Die hohe Stellung, welche die politische Karikatur in Frankreich genießt, ist für Deutsche schwer nachzuvollziehen. Und verwunderlich mag die Bewunderung erscheinen, die Daumier auch zu Lebzeiten entgegenschlug, gleichwohl man ihn im wesentlichen nur durch die ungeheure Zahl der Karikaturen kannte, welche Tag für Tag die Druckpressen verließen. Denn der Geist der Republik, das war nicht der antikisierende Heroismus, der in seiner Bewunderung für Rom verdeckte, daß die Politik längst auf dem Weg war, sich neue Cäsaren zu züchten. Das war vor allem der Spott gegen die sich Etablierenden.

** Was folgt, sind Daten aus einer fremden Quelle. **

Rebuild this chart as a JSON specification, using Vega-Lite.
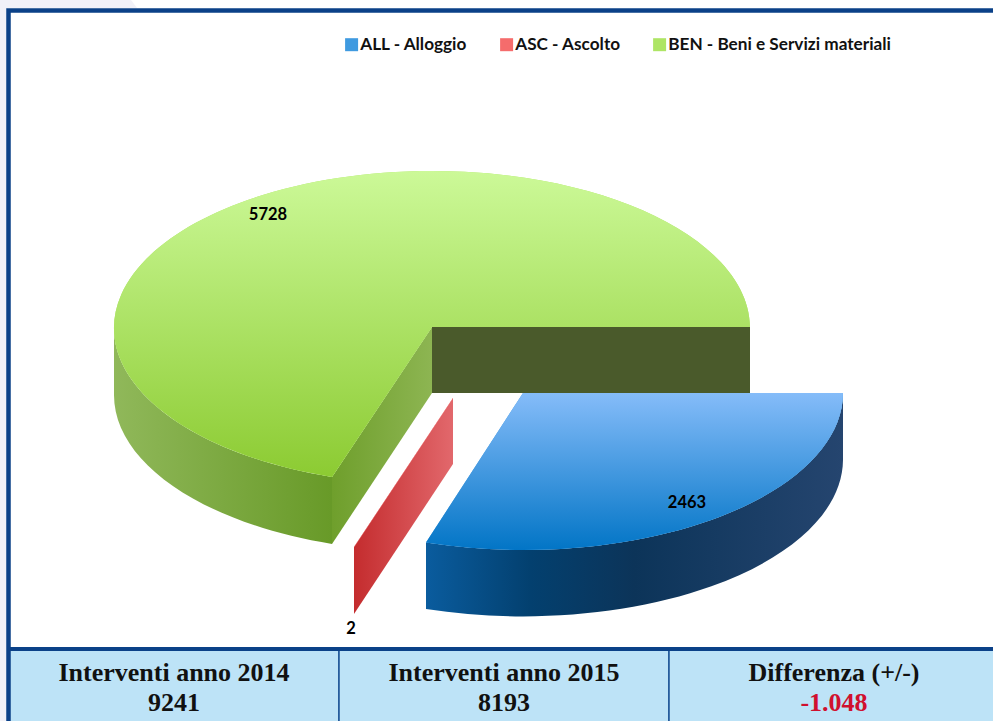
{
"$schema":"https://vega.github.io/schema/vega-lite/v6.json",
"width":993,"height":721,"padding":0,
"autosize":{"type":"fit","contains":"padding"},
"background":"white",
"config":{"view":{"stroke":null}},
"data":{"values":[
{"categoria":"ALL - Alloggio","interventi":2463},
{"categoria":"ASC - Ascolto","interventi":2},
{"categoria":"BEN - Beni e Servizi materiali","interventi":5728}
]},
"resolve":{"scale":{"shape":"independent"}},
"layer":[
{"data":{"values":[{"parte":"sfondo"}]},
 "mark":{"type":"point","filled":true,"opacity":1,"size":4,"color":"#f1f1f8"},
 "encoding":{"x":{"value":0},"y":{"value":0},"shape":{"value":"M0 0 L131 0 L137 8 L8 8 L8 721 L0 721 Z"}}},
{"data":{"values":[{"colonna":"Interventi anno 2014","valore":"9241"},{"colonna":"Interventi anno 2015","valore":"8193"},{"colonna":"Differenza (+/-)","valore":"-1.048"}]},
 "mark":{"type":"rect","fill":"#bde3f7","stroke":"#1c5496","strokeWidth":1.5},
 "encoding":{"x":{"field":"colonna","type":"nominal","axis":null,"sort":null,"scale":{"domain":["Interventi anno 2014","Interventi anno 2015","Differenza (+/-)"],"range":[9,999],"paddingInner":0,"paddingOuter":0}},"y":{"value":649},"y2":{"value":740}}},
{"data":{"values":[{"parte":"cornice"}]},
 "mark":{"type":"rect","fill":null,"stroke":"#0b4188","strokeWidth":4.5},
 "encoding":{"x":{"value":8.5},"x2":{"value":1010},"y":{"value":10.5},"y2":{"value":800}}},
{"data":{"values":[{"parte":"linea"}]},
 "mark":{"type":"rule","stroke":"#0b4188","strokeWidth":4},
 "encoding":{"x":{"value":8},"x2":{"value":1010},"y":{"value":649}}},
{"data":{"values":[{"colonna":"Interventi anno 2014","valore":"9241"},{"colonna":"Interventi anno 2015","valore":"8193"},{"colonna":"Differenza (+/-)","valore":"-1.048"}]},
 "mark":{"type":"text","font":"Liberation Serif","fontWeight":"bold","fontSize":26,"fill":"#111111","baseline":"alphabetic"},
 "encoding":{"x":{"field":"colonna","type":"nominal","axis":null,"sort":null,"bandPosition":0.5},"y":{"value":681},"text":{"field":"colonna"}}},
{"data":{"values":[{"colonna":"Interventi anno 2014","valore":"9241"},{"colonna":"Interventi anno 2015","valore":"8193"},{"colonna":"Differenza (+/-)","valore":"-1.048"}]},
 "mark":{"type":"text","font":"Liberation Serif","fontWeight":"bold","fontSize":26,"baseline":"alphabetic"},
 "encoding":{"x":{"field":"colonna","type":"nominal","axis":null,"sort":null,"bandPosition":0.5},"y":{"value":711},"text":{"field":"valore"},
  "fill":{"condition":{"test":"toNumber(datum.valore)<0","value":"#d0102e"},"value":"#111111"}}},
{"transform":[{"filter":"datum.categoria==='BEN - Beni e Servizi materiali'"}],
 "mark":{"type":"point","filled":true,"opacity":1,"size":4,"color":"#4a5a2b"},
 "encoding":{"x":{"value":0},"y":{"value":0},"shape":{"value":"M432 327 L750 327 L750 393 L432 393 Z"}}},
{"transform":[{"filter":"datum.categoria==='BEN - Beni e Servizi materiali'"}],
 "mark":{"type":"point","filled":true,"opacity":1,"size":4,"color":{"gradient":"linear","x1":0,"y1":0,"x2":1,"y2":0,"stops":[{"offset":0,"color":"#6f9f2c"},{"offset":1,"color":"#8db552"}]}},
 "encoding":{"x":{"value":0},"y":{"value":0},"shape":{"value":"M432 327 L432 393 L332 544 L332 477 Z"}}},
{"transform":[{"filter":"datum.categoria==='BEN - Beni e Servizi materiali'"}],
 "mark":{"type":"point","filled":true,"opacity":1,"size":4,"color":{"gradient":"linear","x1":0,"y1":0,"x2":1,"y2":0,"stops":[{"offset":0,"color":"#90b85a"},{"offset":1,"color":"#689a28"}]}},
 "encoding":{"x":{"value":0},"y":{"value":0},"shape":{"value":"M114 327 A318 157 0 0 0 332 477 L332 544 A318 157 0 0 1 114 394 Z"}}},
{"transform":[{"filter":"datum.categoria==='ASC - Ascolto'"}],
 "mark":{"type":"point","filled":true,"opacity":1,"size":4,"color":{"gradient":"linear","x1":0,"y1":0,"x2":1,"y2":0,"stops":[{"offset":0,"color":"#c42c2e"},{"offset":1,"color":"#e2686c"}]}},
 "encoding":{"x":{"value":0},"y":{"value":0},"shape":{"value":"M453 398 L453 464 L354 614 L354 547 Z"}}},
{"transform":[{"filter":"datum.categoria==='ALL - Alloggio'"}],
 "mark":{"type":"point","filled":true,"opacity":1,"size":4,"color":{"gradient":"linear","x1":0,"y1":0,"x2":1,"y2":0,"stops":[{"offset":0,"color":"#0a5c9e"},{"offset":0.25,"color":"#03406f"},{"offset":0.5,"color":"#0c3459"},{"offset":1,"color":"#25456f"}]}},
 "encoding":{"x":{"value":0},"y":{"value":0},"shape":{"value":"M843 393 A320 157 0 0 1 426 542.5 L426 609 A320 157 0 0 0 843 460 Z"}}},
{"mark":{"type":"point","filled":true,"opacity":1,"size":4},
 "encoding":{"x":{"value":0},"y":{"value":0},
  "shape":{"field":"categoria","type":"nominal","legend":null,"scale":{"domain":["ALL - Alloggio","ASC - Ascolto","BEN - Beni e Servizi materiali"],"range":[
    "M523 393 L843 393 A320 157 0 0 1 426 542.5 Z",
    "M453 398 L453 398.5 L354 547.5 L354 547 Z",
    "M432 327 L750 327 A318 157 0 1 0 332 477 Z"]}},
  "color":{"field":"categoria","type":"nominal","scale":{"domain":["ALL - Alloggio","ASC - Ascolto","BEN - Beni e Servizi materiali"],"range":["#3f9ae0","#f56c6c","#aee565"]},
   "legend":{"title":null,"orient":"none","legendX":343,"legendY":36,"direction":"horizontal","columns":3,"symbolType":"square","symbolSize":169,"labelFont":"Lato","labelFontWeight":"bold","labelFontSize":17.2,"labelLimit":400,"labelColor":"#111111","columnPadding":30,"labelOffset":0,"symbolStrokeWidth":0,
    "encoding":{"symbols":{"fill":{"signal":"{gradient:'linear',x1:0,y1:0,x2:0,y2:1,stops:datum.value==='ALL - Alloggio'?[{offset:0,color:'#85bcf9'},{offset:1,color:'#0275c6'}]:datum.value==='ASC - Ascolto'?[{offset:0,color:'#ff9c9c'},{offset:1,color:'#ee3b3b'}]:[{offset:0,color:'#ccf998'},{offset:1,color:'#8ccb32'}]}"}}}}}}},
{"transform":[{"filter":"datum.categoria==='ALL - Alloggio'"}],
 "mark":{"type":"point","filled":true,"opacity":1,"size":4,"color":{"gradient":"linear","x1":0,"y1":0,"x2":0,"y2":1,"stops":[{"offset":0,"color":"#85bcf9"},{"offset":1,"color":"#0275c6"}]}},
 "encoding":{"x":{"value":0},"y":{"value":0},"shape":{"value":"M523 393 L843 393 A320 157 0 0 1 426 542.5 Z"}}},
{"transform":[{"filter":"datum.categoria==='BEN - Beni e Servizi materiali'"}],
 "mark":{"type":"point","filled":true,"opacity":1,"size":4,"color":{"gradient":"linear","x1":0,"y1":0,"x2":0,"y2":1,"stops":[{"offset":0,"color":"#ccf998"},{"offset":1,"color":"#8ccb32"}]}},
 "encoding":{"x":{"value":0},"y":{"value":0},"shape":{"value":"M432 327 L750 327 A318 157 0 1 0 332 477 Z"}}},
{"transform":[{"filter":"datum.categoria==='BEN - Beni e Servizi materiali'"}],
 "mark":{"type":"text","font":"Lato","fontWeight":"bold","fontSize":16.5,"fill":"#000000"},
 "encoding":{"x":{"value":268},"y":{"value":215},"text":{"field":"interventi"}}},
{"transform":[{"filter":"datum.categoria==='ALL - Alloggio'"}],
 "mark":{"type":"text","font":"Lato","fontWeight":"bold","fontSize":16.5,"fill":"#000000"},
 "encoding":{"x":{"value":687},"y":{"value":503},"text":{"field":"interventi"}}},
{"transform":[{"filter":"datum.categoria==='ASC - Ascolto'"}],
 "mark":{"type":"text","font":"Lato","fontWeight":"bold","fontSize":16.5,"fill":"#000000"},
 "encoding":{"x":{"value":351},"y":{"value":629},"text":{"field":"interventi"}}}
]
}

Daumier, Jahrgang 1808, war hier das Ventil. Sein Vater, ein Glasbläser aus Marseille, zog mit der Familie nach Paris, um mit einer neuen Karriere als Dichter Schiffbruch zu erleiden. Daumier, der sich als Laufbursche für Gerichte verdingen mußte, behielt diesen Blick der tragisch Gescheiterten auf die große Theaterbühne der Politik bei. Bereits eine seiner ersten Karikaturen, die Darstellung des „Bürgerkönigs“ Louis-Philippe I. als Riese Nimmersatt, dessen Ausscheidungen all die Prädikate und Diplome waren, die zu besitzen größter Wunsch der arrivierten Bürger war, adelte den Republikaner mit einer Gefängnisstrafe. Hinzu kam eine Verwundung durch Barrikadenkämpfe.

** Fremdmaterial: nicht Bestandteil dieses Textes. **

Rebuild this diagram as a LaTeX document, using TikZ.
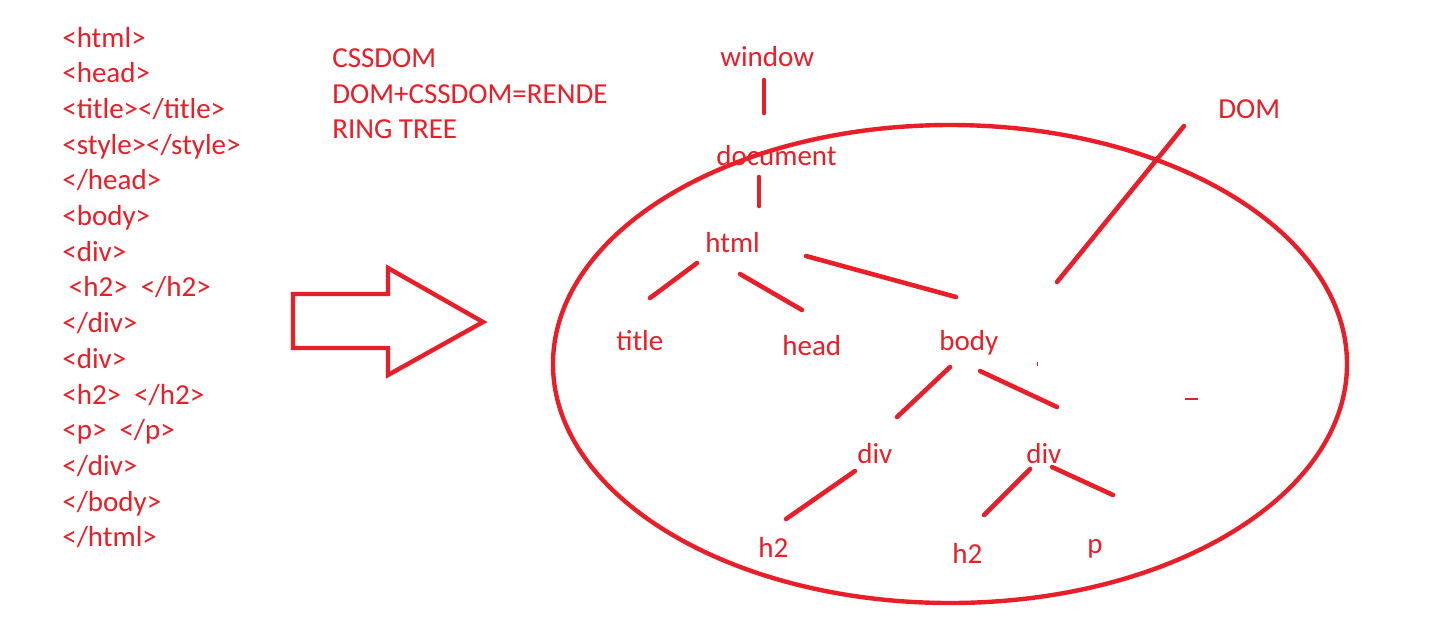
\documentclass[tikz,border=0pt]{standalone}
\usepackage{fontspec}
\setmainfont{Carlito}
\definecolor{pr}{RGB}{232,30,40}
\begin{document}
\begin{tikzpicture}[x=0.02cm,y=-0.02cm,
  lbl/.style={anchor=base west,inner sep=0pt,text=pr,font=\fontsize{16.5pt}{19pt}\selectfont},
  edge/.style={draw=pr,line width=2.6pt,line cap=round},
  outl/.style={draw=pr,line width=2.5pt}]
\useasboundingbox[fill=white] (0,0) rectangle (1443,633);
% left source listing
\foreach \t [count=\i] in {{<html>},{<head>},{<title></title>},{<style></style>},{</head>},{<body>},{<div>},{\ <h2>\ \ </h2>},{</div>},{<div>},{<h2>\ \ </h2>},{<p>\ \ </p>},{</div>},{</body>},{</html>}}
  \node[lbl] (src\i) at (62,{47+35.7*(\i-1)}) {\t};
% notes
\node[lbl] (n1) at (332,67) {CSSDOM};
\node[lbl] (n2) at (332,103) {DOM+CSSDOM=RENDE};
\node[lbl] (n3) at (332,138) {RING TREE};
% big arrow
\draw[outl,line join=miter] (293,294) -- (388,294) -- (388,268) -- (483,322) -- (388,375) -- (388,348) -- (293,348) -- cycle;
% ellipse
\draw[outl] (950,364) ellipse [x radius=397,y radius=239];
% tree labels
\node[lbl] (window) at (720,66) {window};
\node[lbl] (document) at (716,165) {document};
\node[lbl] (html) at (705,252) {html};
\node[lbl] (title) at (616,350) {title};
\node[lbl] (head) at (782,355) {head};
\node[lbl] (body) at (939,350) {body};
\node[lbl] (div1) at (857,463) {div};
\node[lbl] (div2) at (1026,463) {div};
\node[lbl] (h2a) at (758,557) {h2};
\node[lbl] (h2b) at (952,563) {h2};
\node[lbl] (p) at (1087,553) {p};
\node[lbl] (dom) at (1218,118) {DOM};
% connector ends
\coordinate (w1) at (764,80);   \coordinate (w2) at (764,113);
\coordinate (d1) at (759,177);  \coordinate (d2) at (759,206);
\coordinate (ht1) at (697,263); \coordinate (ht2) at (650,298);
\coordinate (hh1) at (740,274); \coordinate (hh2) at (802,310);
\coordinate (hb1) at (806,256); \coordinate (hb2) at (956,297);
\coordinate (bd1) at (950,367); \coordinate (bd2) at (897,417);
\coordinate (be1) at (980,371); \coordinate (be2) at (1057,407);
\coordinate (da1) at (855,471); \coordinate (da2) at (786,519);
\coordinate (db1) at (1030,469);\coordinate (db2) at (984,515);
\coordinate (dp1) at (1052,467);\coordinate (dp2) at (1113,495);
\coordinate (dm1) at (1184,126);\coordinate (dm2) at (1057,282);
\draw[edge] (w1) -- (w2);
\draw[edge] (d1) -- (d2);
\draw[edge] (ht1) -- (ht2);
\draw[edge] (hh1) -- (hh2);
\draw[edge] (hb1) -- (hb2);
\draw[edge] (bd1) -- (bd2);
\draw[edge] (be1) -- (be2);
\draw[edge] (da1) -- (da2);
\draw[edge] (db1) -- (db2);
\draw[edge] (dp1) -- (dp2);
\draw[edge] (dm1) -- (dm2);
% tiny stray marks
\coordinate (s1) at (1185,399); \coordinate (s2) at (1198,399);
\draw[draw=pr,line width=1pt] (s1) -- (s2);
\coordinate (t1) at (1037,362); \coordinate (t2) at (1037,366);
\draw[draw=pr,line width=0.5pt] (t1) -- (t2);
\end{tikzpicture}
\end{document}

Dieses Kämpferische, immer im Augenblick aufs Ganze gehend, durchzieht Daumiers Gesamtwerk. Die stillen Momente, die sich in seinen Bildern finden lassen, sie sind nicht von langer Dauer. Die wenigen Ölgemälde Daumiers – fast alle kleinformatig, fast alle unvollendet –, man spürt förmlich die Ungeduld des Künstlers. Eine Ausnahme stellt der einzige ausgeführte Staatsauftrag Daumiers dar, eine Darstellung des Heiligen Sebastian, in welchem jener seine Unrast tatsächlich einmal zügeln mußte. Ansonsten bleibt ihm nur wenig Zeit, das künstlerisch Wahrgenommene festzuhalten. Stift, Papier, eine kurze Farbskizze – schon geht es weiter im Rhythmus der Presse.

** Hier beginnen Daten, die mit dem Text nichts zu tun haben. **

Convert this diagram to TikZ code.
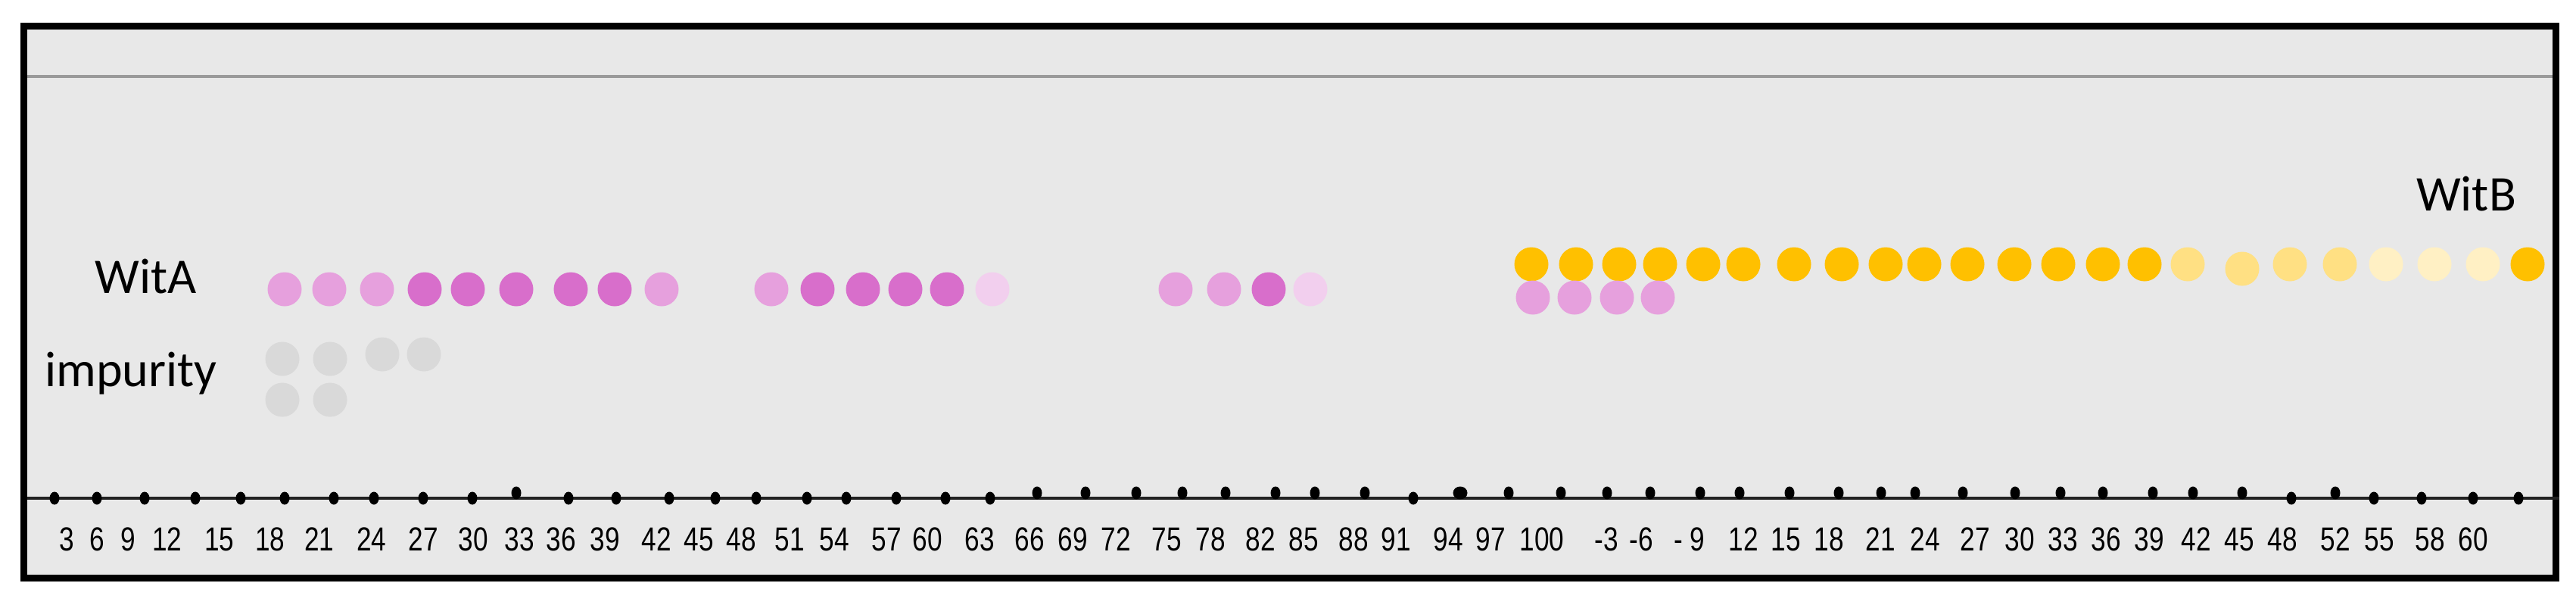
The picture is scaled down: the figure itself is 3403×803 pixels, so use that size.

Doch gerade hier wächst Daumier zu voller Größe. „Frau mit Kind“, ein kurzer Moment, mit wenigen Bewegungen in Farbe und Form festgehalten, er verweist auf eine neue Zeit. Formauflösung zugunsten einer impressionistischen Farbwirkung, Flächigkeit des Jugendstils, alles das und mehr kann man hier bei Daumier angedeutet herauslesen. Wie stilbildend die konturierte Zeichnung des Lithographen, die überzeichneten Gesichtszüge des Karikaturisten auch heute noch wirken, läßt sich vor allem an den Modellköpfen erkennen. Sie sehen aus wie einem Comic von André Franquin entsprungen.

Von seinen Kollegen, vor allem den Nachwachsenden zwar als Gesamtkünstler hoch geehrt, blieb Daumier in den Augen des Publikums weiterhin der Lithograph, der ihnen einen Spiegel vorhielt. Erst kurz vor seinem Tod 1879, verarmt und beinahe völlig erblindet, würdigte man ihn in einer Gesamtschau.

Die Ausstellung „Daumier ist ungeheuer!“ ist bis zum 2. Juni im Berliner Max Liebermann Haus, Pariser Platz 7, täglich außer dienstags von 10 bis 18 Uhr, Sa./So. ab 11 Uhr, zu sehen. Telefon: 030 / 22 63 30 30

Der Katalog (Nicolai Verlag Berlin) mit 256 Seiten und 200 Abbildungen kostet in der Ausstellung 28 Euro

www.brandenburgertor.de

Foto: Honoré Daumier, Frau mit Kind (Femme portant son enfant), Öl auf Leinwand, um 1873: Das Bild verweist auf eine neue Zeit. Formauflösung zugunsten einer impressionistischen Farbwirkung, Flächigkeit des Jugendstils, alles das und mehr kann man hier bei Daumier angedeutet herauslesen.